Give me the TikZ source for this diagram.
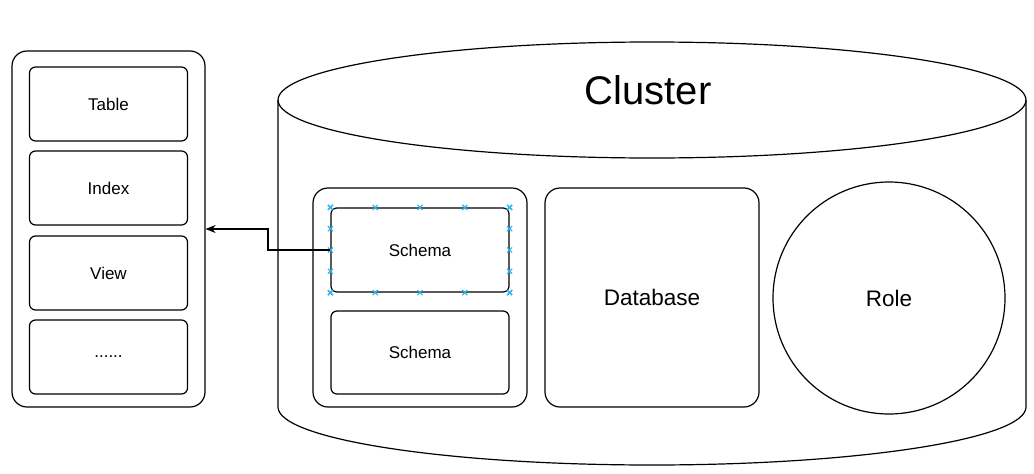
\documentclass[tikz,border=0pt]{standalone}
\usepackage{fontspec}
\setmainfont{Liberation Sans}
\usepackage{tikz}
\usetikzlibrary{arrows.meta,positioning,calc}

\definecolor{handleblue}{RGB}{41,182,242}

\tikzset{
    outerbox/.style={draw, line width=1.2pt, rounded corners=15pt, inner sep=0pt},
    innerbox/.style={draw, line width=1.2pt, rounded corners=6pt, inner sep=0pt,
        minimum width=158pt, minimum height=74pt, font=\fontsize{17}{19}\selectfont},
    handle/.style={draw=handleblue, line width=1.2pt},
    xmark/.pic={\draw[handle] (-2.5,-2.5) -- (2.5,2.5) (-2.5,2.5) -- (2.5,-2.5);}
}

\begin{document}
\begin{tikzpicture}[x=1pt, y=-1pt, line width=1.2pt]
    \useasboundingbox (0,0) rectangle (1034,474);

    % Objects list
    \node[outerbox, minimum width=193pt, minimum height=356pt] (objs) at (108.5,229) {};
    \node[innerbox] (table) at (108.5,104) {Table};
    \node[innerbox] (index) at (108.5,188) {Index};
    \node[innerbox] (view) at (108.5,273) {View};
    \node[innerbox] (more) at (108.5,357) {......};

    % Cluster cylinder
    \draw (652,100) ellipse [x radius=374pt, y radius=58pt];
    \draw (278,100) -- (278,407)
        arc[start angle=180, end angle=360, x radius=374pt, y radius=58pt] -- (1026,100);
    \node[font=\fontsize{40}{44}\selectfont] (cluster) at (648,90) {Cluster};

    % Schemas
    \node[outerbox, minimum width=214pt, minimum height=219pt] (schemas) at (420,297.5) {};
    \node[innerbox, minimum width=178pt, minimum height=84pt] (s1) at (420,250) {Schema};
    \node[innerbox, minimum width=178pt, minimum height=83pt] (s2) at (420,352.5) {Schema};
    \foreach \t in {0,0.25,0.5,0.75,1} {
        \pic at ($(s1.north west)!\t!(s1.north east)$) {xmark};
        \pic at ($(s1.south west)!\t!(s1.south east)$) {xmark};
        \pic at ($(s1.north west)!\t!(s1.south west)$) {xmark};
        \pic at ($(s1.north east)!\t!(s1.south east)$) {xmark};
    }

    % Database and role
    \node[outerbox, minimum width=214pt, minimum height=219pt,
        font=\fontsize{22.5}{26}\selectfont] (db) at (652,297.5) {Database};
    \node[draw, circle, line width=1.2pt, minimum size=232pt, inner sep=0pt,
        font=\fontsize{22.5}{26}\selectfont] (role) at (889,298) {Role};

    % Arrow
    \coordinate (bend) at (268,250);
    \draw[-{Stealth[length=10pt,width=8pt]}] (s1.west) -- (bend) |- (objs.east);
\end{tikzpicture}
\end{document}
* * * * * * * * *
_Work instructions_
Reproduce every line precisely as given, omitting all pictures.

_Answer below_
Give me the TikZ source for this diagram.
\documentclass[tikz,border=0pt]{standalone}
\usepackage{fontspec}
\setmainfont{Liberation Sans}
\usepackage{tikz}
\usetikzlibrary{arrows.meta,positioning,calc}

\definecolor{handleblue}{RGB}{41,182,242}

\tikzset{
    outerbox/.style={draw, line width=1.2pt, rounded corners=15pt, inner sep=0pt},
    innerbox/.style={draw, line width=1.2pt, rounded corners=6pt, inner sep=0pt,
        minimum width=158pt, minimum height=74pt, font=\fontsize{17}{19}\selectfont},
    handle/.style={draw=handleblue, line width=1.2pt},
    xmark/.pic={\draw[handle] (-2.5,-2.5) -- (2.5,2.5) (-2.5,2.5) -- (2.5,-2.5);}
}

\begin{document}
\begin{tikzpicture}[x=1pt, y=-1pt, line width=1.2pt]
    \useasboundingbox (0,0) rectangle (1034,474);

    % Objects list
    \node[outerbox, minimum width=193pt, minimum height=356pt] (objs) at (108.5,229) {};
    \node[innerbox] (table) at (108.5,104) {Table};
    \node[innerbox] (index) at (108.5,188) {Index};
    \node[innerbox] (view) at (108.5,273) {View};
    \node[innerbox] (more) at (108.5,357) {......};

    % Cluster cylinder
    \draw (652,100) ellipse [x radius=374pt, y radius=58pt];
    \draw (278,100) -- (278,407)
        arc[start angle=180, end angle=360, x radius=374pt, y radius=58pt] -- (1026,100);
    \node[font=\fontsize{40}{44}\selectfont] (cluster) at (648,90) {Cluster};

    % Schemas
    \node[outerbox, minimum width=214pt, minimum height=219pt] (schemas) at (420,297.5) {};
    \node[innerbox, minimum width=178pt, minimum height=84pt] (s1) at (420,250) {Schema};
    \node[innerbox, minimum width=178pt, minimum height=83pt] (s2) at (420,352.5) {Schema};
    \foreach \t in {0,0.25,0.5,0.75,1} {
        \pic at ($(s1.north west)!\t!(s1.north east)$) {xmark};
        \pic at ($(s1.south west)!\t!(s1.south east)$) {xmark};
        \pic at ($(s1.north west)!\t!(s1.south west)$) {xmark};
        \pic at ($(s1.north east)!\t!(s1.south east)$) {xmark};
    }

    % Database and role
    \node[outerbox, minimum width=214pt, minimum height=219pt,
        font=\fontsize{22.5}{26}\selectfont] (db) at (652,297.5) {Database};
    \node[draw, circle, line width=1.2pt, minimum size=232pt, inner sep=0pt,
        font=\fontsize{22.5}{26}\selectfont] (role) at (889,298) {Role};

    % Arrow
    \coordinate (bend) at (268,250);
    \draw[-{Stealth[length=10pt,width=8pt]}] (s1.west) -- (bend) |- (objs.east);
\end{tikzpicture}
\end{document}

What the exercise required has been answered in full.